Prezes IPAG: prognozy gospodarcze na ten rok trzeba będzie zrewidować
W związku z trzecią falą pandemii i rozszerzanymi obostrzeniami prognozy gospodarcze na ten rok będzie zrewidować w dół o około punkt procentowy - uważa prezes Instytutu Prognoz i Analiz Gospodarczych (IPAG) dr Bohdan Wyżnikiewicz.
Wyżnikiewicz zwrócił uwagę na różnice w reakcji przedsiębiorców i obywateli na pierwszą falę pandemii oraz na obecną, trzecią.

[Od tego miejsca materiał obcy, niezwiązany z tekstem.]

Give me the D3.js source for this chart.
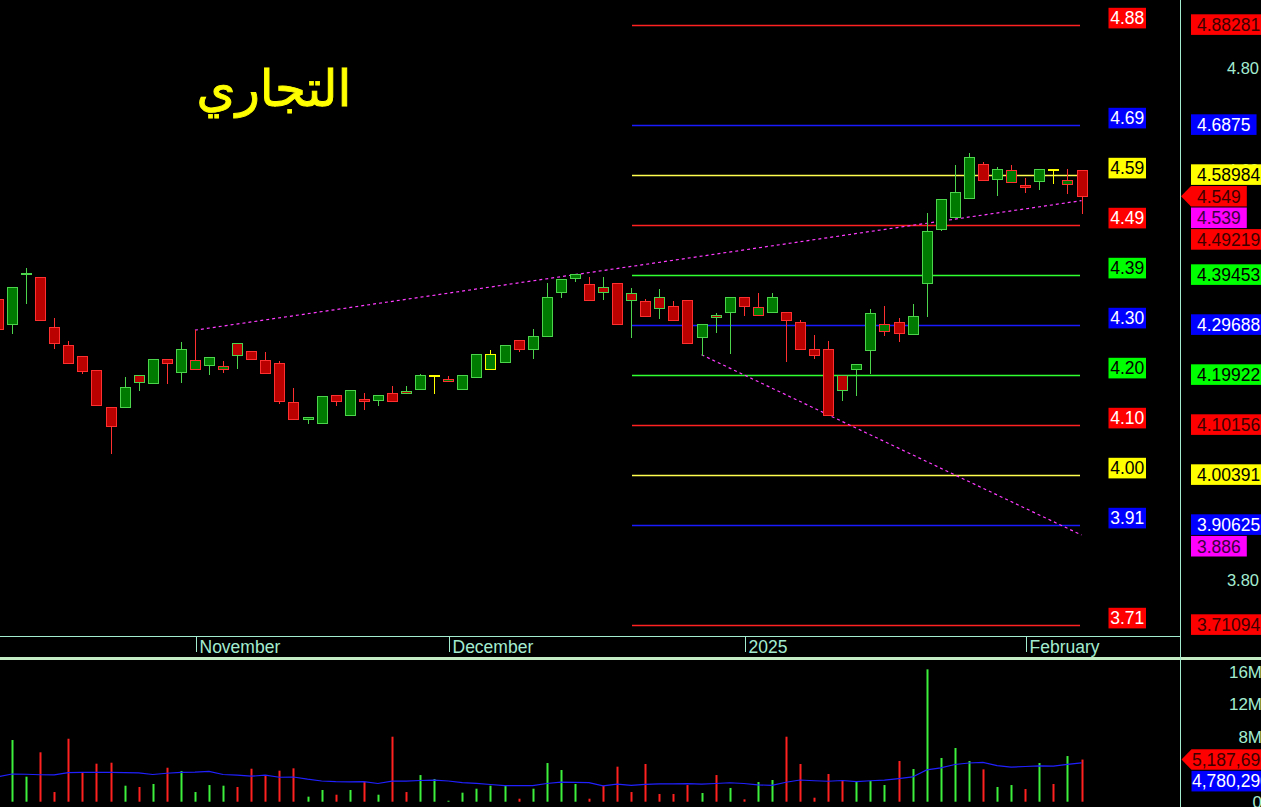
<!DOCTYPE html>
<html><head><meta charset="utf-8">
<script src="https://cdn.jsdelivr.net/npm/d3@7"></script>
<style>html,body{margin:0;padding:0;background:#000;overflow:hidden}svg{display:block}</style>
</head><body>
<svg id="chart" width="1261" height="807"></svg>
<script>
// ---------------- DATA ----------------
const title = "التجاري";
const opens  = [4.347,4.299,4.397,4.390,4.292,4.258,4.235,4.208,4.136,4.135,4.198,4.182,4.229,4.205,4.210,4.217,4.211,4.260,4.245,4.227,4.221,4.145,4.113,4.105,4.159,4.121,4.152,4.150,4.163,4.167,4.172,4.197,4.187,4.172,4.195,4.210,4.224,4.267,4.250,4.275,4.361,4.387,4.376,4.370,4.378,4.358,4.342,4.350,4.333,4.345,4.273,4.315,4.322,4.350,4.315,4.322,4.321,4.301,4.249,4.249,4.198,4.210,4.247,4.284,4.301,4.278,4.379,4.483,4.508,4.545,4.611,4.581,4.575,4.570,4.577,4.600,4.571,4.598];
const highs  = [4.350,4.370,4.407,4.390,4.309,4.265,4.235,4.208,4.136,4.194,4.198,4.229,4.229,4.262,4.286,4.233,4.226,4.260,4.245,4.243,4.226,4.174,4.116,4.158,4.159,4.169,4.164,4.159,4.177,4.176,4.201,4.198,4.196,4.198,4.239,4.247,4.258,4.267,4.288,4.379,4.385,4.395,4.389,4.389,4.378,4.368,4.346,4.366,4.342,4.345,4.299,4.319,4.350,4.350,4.358,4.358,4.321,4.305,4.276,4.264,4.198,4.219,4.327,4.333,4.309,4.337,4.514,4.543,4.609,4.632,4.614,4.605,4.609,4.583,4.600,4.600,4.600,4.598];
const lows   = [4.285,4.281,4.340,4.305,4.252,4.222,4.202,4.139,4.047,4.135,4.169,4.182,4.183,4.185,4.210,4.200,4.205,4.213,4.229,4.203,4.144,4.113,4.105,4.105,4.140,4.121,4.133,4.140,4.148,4.163,4.172,4.163,4.187,4.172,4.195,4.210,4.224,4.245,4.232,4.275,4.351,4.383,4.344,4.347,4.299,4.273,4.314,4.309,4.305,4.260,4.238,4.282,4.242,4.315,4.315,4.322,4.225,4.249,4.231,4.120,4.150,4.159,4.202,4.276,4.264,4.278,4.314,4.481,4.508,4.545,4.580,4.550,4.575,4.556,4.562,4.573,4.553,4.514];
const closes = [4.288,4.370,4.398,4.305,4.260,4.222,4.207,4.139,4.099,4.175,4.184,4.229,4.221,4.249,4.227,4.233,4.216,4.238,4.229,4.203,4.148,4.113,4.116,4.158,4.148,4.169,4.148,4.159,4.148,4.163,4.198,4.198,4.191,4.198,4.239,4.239,4.258,4.249,4.274,4.350,4.385,4.395,4.344,4.360,4.299,4.345,4.314,4.329,4.305,4.260,4.299,4.311,4.350,4.334,4.331,4.350,4.305,4.249,4.238,4.120,4.170,4.219,4.319,4.299,4.280,4.313,4.479,4.543,4.555,4.624,4.580,4.600,4.598,4.565,4.600,4.600,4.579,4.549];
// volume in millions of shares
const volumes = [3.0,7.59,3.08,6.08,1.19,7.75,3.61,4.68,4.80,1.97,1.81,2.18,4.18,3.78,1.19,2.05,1.97,1.81,4.06,3.2,3.82,4.11,0.62,1.44,0.86,1.44,2.46,0.86,8.0,1.19,3.28,2.79,0.12,1.11,1.6,1.97,2.05,0.37,1.6,4.76,3.9,2.18,0.37,1.97,4.31,1.19,4.64,0.95,0.95,2.05,1.07,3.28,1.69,0.29,2.42,2.67,8.0,4.64,0.49,3.41,2.67,2.55,2.55,2.05,5.01,4.02,16.29,5.38,6.61,5.01,3.98,1.81,2.05,1.56,4.76,2.18,5.62,5.18769];
const volumeAvg = [3.08,3.41,3.38,3.32,3.30,3.58,3.62,3.62,3.60,3.58,3.55,3.35,3.50,3.62,3.65,3.73,3.35,3.27,3.14,3.27,3.01,3.04,2.77,2.55,2.47,2.45,2.47,2.24,2.53,2.53,2.61,2.66,2.55,2.35,2.25,2.12,1.99,1.97,1.98,2.24,2.40,2.39,2.35,1.95,2.16,2.02,2.14,2.20,2.19,2.22,2.16,2.24,2.33,2.24,2.08,2.00,2.39,2.67,2.58,2.52,2.61,2.48,2.58,2.66,2.85,3.05,3.92,4.16,4.58,4.76,4.84,4.43,4.26,4.33,4.42,4.39,4.59,4.78029];
const monthLabels = ["November","December","2025","February"];
const monthIndex  = [14,32,53,73];
const fibLevels = [4.88281,4.6875,4.58984,4.49219,4.39453,4.29688,4.19922,4.10156,4.00391,3.90625,3.71094];
const fibKinds  = ["r","b","y","r","g","b","g","r","y","b","r"];
const priceTicks = [3.8,4.6,4.8];      // the other tick labels are hidden behind value boxes
const volTicks = [0,8,12,16];
const upperTrend = [[14,4.286],[77,4.539]];
const lowerTrend = [[50,4.238],[77,3.886]];

// ---------------- STYLE ----------------
const MINT = "#a4ecd0";
const FONT = "'Liberation Sans', Arial, sans-serif";
const lineCol = {r:"#ff2020", b:"#1a1aff", y:"#ffff50", g:"#30ff30"};
const boxCol  = {r:"#ff0000", b:"#0000ff", y:"#ffff00", g:"#00ff00", m:"#ff00ff"};
const leftTxt = {r:"#ffffff", b:"#ffffff", y:"#000000", g:"#000000"};
const rightTxt= {r:"#3c0000", b:"#ffffff", y:"#000000", g:"#000000", m:"#3c003c"};
const GREEN_FILL="#007a00", GREEN_LINE="#4cd44c", RED_FILL="#bb0000", RED_LINE="#ff3030", YEL="#ffff00";
const VOL_G="#3cf03c", VOL_R="#ff2020";

const W=1261, H=807, PLOT_R=1180, PRICE_B=636, VOL_T=660;
const svg = d3.select("#chart");
svg.append("rect").attr("width",W).attr("height",H).attr("fill","#000");

const x = d3.scaleLinear().domain([0,77]).range([-2.07,1081.5]);
const y = d3.scaleLinear().domain([3.8,4.8]).range([579,67]);
const yv = d3.scaleLinear().domain([0,16]).range([801.7,671.7]);

const defs = svg.append("defs");
defs.append("clipPath").attr("id","cp").append("rect").attr("x",0).attr("y",0).attr("width",PLOT_R).attr("height",PRICE_B);
defs.append("clipPath").attr("id","cv").append("rect").attr("x",0).attr("y",VOL_T).attr("width",PLOT_R).attr("height",H-VOL_T);
defs.append("clipPath").attr("id","ca").append("rect").attr("x",PLOT_R+1).attr("y",0).attr("width",W-PLOT_R).attr("height",PRICE_B);

const pg = svg.append("g").attr("clip-path","url(#cp)");

// title
const tt = pg.append("text").text(title).attr("x",274).attr("y",106)
  .attr("text-anchor","middle").attr("fill","#ffff00").attr("stroke","#ffff00").attr("stroke-width",0.9)
  .attr("font-family","'DejaVu Sans', sans-serif").attr("font-size",48);
const tw = tt.node().getBBox().width;
if (tw>0) tt.attr("font-size", 48*155/tw);

// fib lines + left labels
fibLevels.forEach((v,k)=>{
  const yy = Math.round(y(v))+0.5;
  pg.append("line").attr("x1",632).attr("x2",1080).attr("y1",yy).attr("y2",yy)
    .attr("stroke",lineCol[fibKinds[k]]).attr("stroke-width",1.5);
  const cy = y(v)-6.5;
  pg.append("rect").attr("x",1108.5).attr("y",cy-10.3).attr("width",37.5).attr("height",20.6)
    .attr("fill",boxCol[fibKinds[k]]);
  pg.append("text").text(v.toFixed(2)).attr("x",1127.2).attr("y",cy).attr("dy","0.36em")
    .attr("text-anchor","middle").attr("font-family",FONT).attr("font-size",17.5)
    .attr("fill",leftTxt[fibKinds[k]]);
});

// trend lines
const trendLine = d3.line().x(d=>x(d[0])).y(d=>y(d[1]));
[upperTrend, lowerTrend].forEach(t=>{
  pg.append("path").attr("d",trendLine(t)).attr("fill","none").attr("stroke","#ff3cff")
    .attr("stroke-width",1.2).attr("stroke-dasharray","3,3");
});

// candles
const cg = pg.append("g");
closes.forEach((c,i)=>{
  const o=opens[i], h=highs[i], l=lows[i];
  const prev = i>0 ? closes[i-1] : o;
  const border = c>prev ? GREEN_LINE : (c<prev ? RED_LINE : YEL);
  const fill = c>o ? GREEN_FILL : (c<o ? RED_FILL : border);
  const cx = Math.round(x(i));
  cg.append("line").attr("x1",cx+0.5).attr("x2",cx+0.5)
    .attr("y1",Math.round(y(h))).attr("y2",Math.round(y(l))+1)
    .attr("stroke",border).attr("stroke-width",1);
  const t = Math.round(y(Math.max(o,c)))+0.5;
  let b = Math.round(y(Math.min(o,c)))+0.5;
  if (b-t<1) b=t+1;
  cg.append("rect").attr("x",cx-5+0.5).attr("y",t).attr("width",10).attr("height",b-t)
    .attr("fill",fill).attr("stroke",border).attr("stroke-width",1);
});

// volume
const vg = svg.append("g").attr("clip-path","url(#cv)");
volumes.forEach((v,i)=>{
  const cx = Math.round(x(i));
  vg.append("rect").attr("x",cx-0.5).attr("y",yv(v)).attr("width",2).attr("height",yv(0)-yv(v))
    .attr("fill", closes[i]>opens[i] ? VOL_G : VOL_R);
});
vg.append("path").attr("d", d3.line().x((d,i)=>x(i)).y(d=>yv(d))(volumeAvg))
  .attr("fill","none").attr("stroke","#2020ff").attr("stroke-width",1.2);

// frame
svg.append("line").attr("x1",0).attr("x2",PLOT_R).attr("y1",636.5).attr("y2",636.5).attr("stroke",MINT);
svg.append("line").attr("x1",0).attr("x2",W).attr("y1",658.5).attr("y2",658.5).attr("stroke","#c4ecc4").attr("stroke-width",3);
svg.append("line").attr("x1",PLOT_R+0.5).attr("x2",PLOT_R+0.5).attr("y1",0).attr("y2",H).attr("stroke",MINT);

// month axis
monthLabels.forEach((m,k)=>{
  const tx = Math.round(x(monthIndex[k]))+1.5;
  svg.append("line").attr("x1",tx).attr("x2",tx).attr("y1",637).attr("y2",652).attr("stroke",MINT);
  svg.append("text").text(m).attr("x",tx+3).attr("y",653).attr("font-family",FONT)
    .attr("font-size",17.5).attr("fill",MINT);
});

// axis tick labels (drawn first, value boxes cover them)
const tickG = svg.append("g").attr("clip-path","url(#ca)");
priceTicks.forEach(v=>{
  tickG.append("text").text(v.toFixed(2)).attr("x",1259).attr("y",y(v)+1).attr("dy","0.36em")
    .attr("text-anchor","end").attr("font-family",FONT).attr("font-size",16.5).attr("fill",MINT);
});
const vtG = svg.append("g");
volTicks.forEach(v=>{
  vtG.append("text").text(v===0?"0":v+"M").attr("x",1262).attr("y",yv(v)).attr("dy","0.36em")
    .attr("text-anchor","end").attr("font-family",FONT).attr("font-size",17).attr("fill",MINT);
});

// right-side value boxes (pushed down when overlapping)
const boxG = svg.append("g");
const last = closes.length-1;
const boxes = fibLevels.map((v,k)=>({v, txt:String(v), kind:fibKinds[k], arrow:false}));
boxes.push({v:closes[last], txt:String(closes[last]), kind:"r", arrow:true});
boxes.push({v:upperTrend[1][1], txt:String(upperTrend[1][1]), kind:"m", arrow:false});
boxes.push({v:lowerTrend[1][1], txt:String(lowerTrend[1][1]), kind:"m", arrow:false});
boxes.sort((a,b)=>b.v-a.v);
const BH=20.6;
let prevBottom=-1e9;
boxes.forEach(bx=>{
  let top = y(bx.v)-BH/2;
  if (top < prevBottom+1) top = prevBottom+1;
  prevBottom = top+BH;
  const g = boxG.append("g");
  const shape = bx.arrow ? g.append("path") : g.append("rect");
  const t = g.append("text").text(bx.txt).attr("x",1197).attr("y",top+BH/2).attr("dy","0.36em")
    .attr("font-family",FONT).attr("font-size",17.5).attr("fill",rightTxt[bx.kind]);
  const w = t.node().getComputedTextLength()+12;
  if (bx.arrow) {
    shape.attr("d",`M1181,${top+BH/2}L1191,${top}H${1191+w}V${top+BH}H1191Z`).attr("fill",boxCol[bx.kind]);
  } else {
    shape.attr("x",1191).attr("y",top).attr("width",w).attr("height",BH).attr("fill",boxCol[bx.kind]);
  }
});

// volume value boxes
const fmt = d3.format(",.0f");
const vTop = yv(volumes[last])-BH/2;
boxG.append("path").attr("d",`M1181.5,${vTop+BH/2}L1191.5,${vTop}H1270V${vTop+BH}H1191.5Z`).attr("fill",boxCol.r);
boxG.append("text").text(fmt(volumes[last]*1e6)).attr("x",1192).attr("y",vTop+BH/2).attr("dy","0.36em")
  .attr("font-family",FONT).attr("font-size",17.5).attr("fill",rightTxt.r);
let aTop = yv(volumeAvg[last])-BH/2;
if (aTop < vTop+BH+1) aTop = vTop+BH+1;
boxG.append("rect").attr("x",1191.5).attr("y",aTop).attr("width",80).attr("height",BH).attr("fill",boxCol.b);
boxG.append("text").text(fmt(volumeAvg[last]*1e6)).attr("x",1192).attr("y",aTop+BH/2).attr("dy","0.36em")
  .attr("font-family",FONT).attr("font-size",17.5).attr("fill","#ffffff");
</script>
</body></html>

ZOBACZ: Grodzki: całkowity lockdown zrujnuje gospodarczo nasz kraj
- W ubiegłym roku to było duże zaskoczenie, ludzie i przedsiębiorcy byli zdezorientowani, co przytłumiło wzrost gospodarczy. Natomiast teraz mamy za sobą rok doświadczeń, podczas którego wielu przedsiębiorców było w stanie dostosować się do nowych warunków - zauważył prezes IPAG.
Przyznał, że nie wszyscy są w takiej dobrej sytuacji, bowiem na przykład gastronomia czy niektóre usługi osobiste w lockdownie muszą pozostać zamknięte. Inne przechodzą do szarej strefy, co na przykład ma miejsce w przypadku niektórych siłowni. - Tego rodzaju usługi na pewno będą ciągnęły wzrost gospodarczy w dół - tłumaczy Wyżnikiewicz.
Będzie spowolnienie
Jak przypomina ekonomista, w prognozach gospodarczych dotyczących tego roku zakładano, że pandemia będzie się wycofywać. Wyżnikiewicz uważa, że w związku z ostatnimi wydarzeniami, zwłaszcza w Polsce, ale także w innych krajach naszego regionu, trzeba będzie obniżać wcześniejsze przewidywania o około jeden punkt procentowy. - Cudów nie ma, takie zamrożenie gospodarki nie przyczyni się do przyspieszenia wzrostu, a do jego spowolnienia - podkreśla.
ZOBACZ: Na wzrost PKB w Polsce poczekamy do połowy roku
Prezes IPAG przyznał, że spodziewane odbicie gospodarcze będzie słabsze, niemniej wiele firm potrafi sobie radzić z trudną sytuacją. Dodał, że także kierowany przez niego Instytut będzie obniżał swoje prognozy.
Wyżnikiewicz poinformował, że ostatnio IPAG spodziewał się wzrostu PKB w tym roku w wysokości 4,3 proc. Jednocześnie szacował, że w pierwszym kwartale PKB spadło o 1,4 proc. w porównaniu z analogicznym okresem zeszłego roku.
- Czekamy na kolejne wyniki z gospodarki. Ponieważ działamy w warunkach dużej niepewności, każdy kolejny miesiąc może przynieść nowe fakty - powiedział szef IPAG. - Odejście pandemii spowodowałoby rakietowe wyjście gospodarki w górę, ludzie chcieliby odreagować, tymczasem to jest cały czas przytłumione - dodał.
Nowe obostrzenia
Od soboty 27 marca do piątku 9 kwietnia obowiązują nowe obostrzenia.
ZOBACZ: Plan odbudowy gospodarki. Blisko 60 mld euro dla Polski
Zmiana rozporządzenia Rady Ministrów dotyczącego ustanowienia określonych ograniczeń, nakazów i zakazów w związku z wystąpieniem stanu epidemii wprowadziła - poza obowiązującymi wcześniej ograniczeniami - zakaz handlu detalicznego artykułami budowlanymi, artykułami do remontu i meblami w obiektach o powierzchni powyżej 2000 m kw., a także zakaz działalności salonów fryzjerskich i urody, salonów kosmetycznych, studiów tatuażu oraz piercingu.
Centra i galerie handlowe pozostają zamknięte, z wyjątkiem m.in.: sklepów spożywczych, aptek i drogerii, salonów prasowych, księgarni.
W placówkach handlowych, na targu lub poczcie będą obowiązywały nowe limity osób: 1 osoba na 15 m kw. w sklepach do 100 m kw. oraz 1 osoba na 20 m kw. w sklepach powyżej 100 m kw.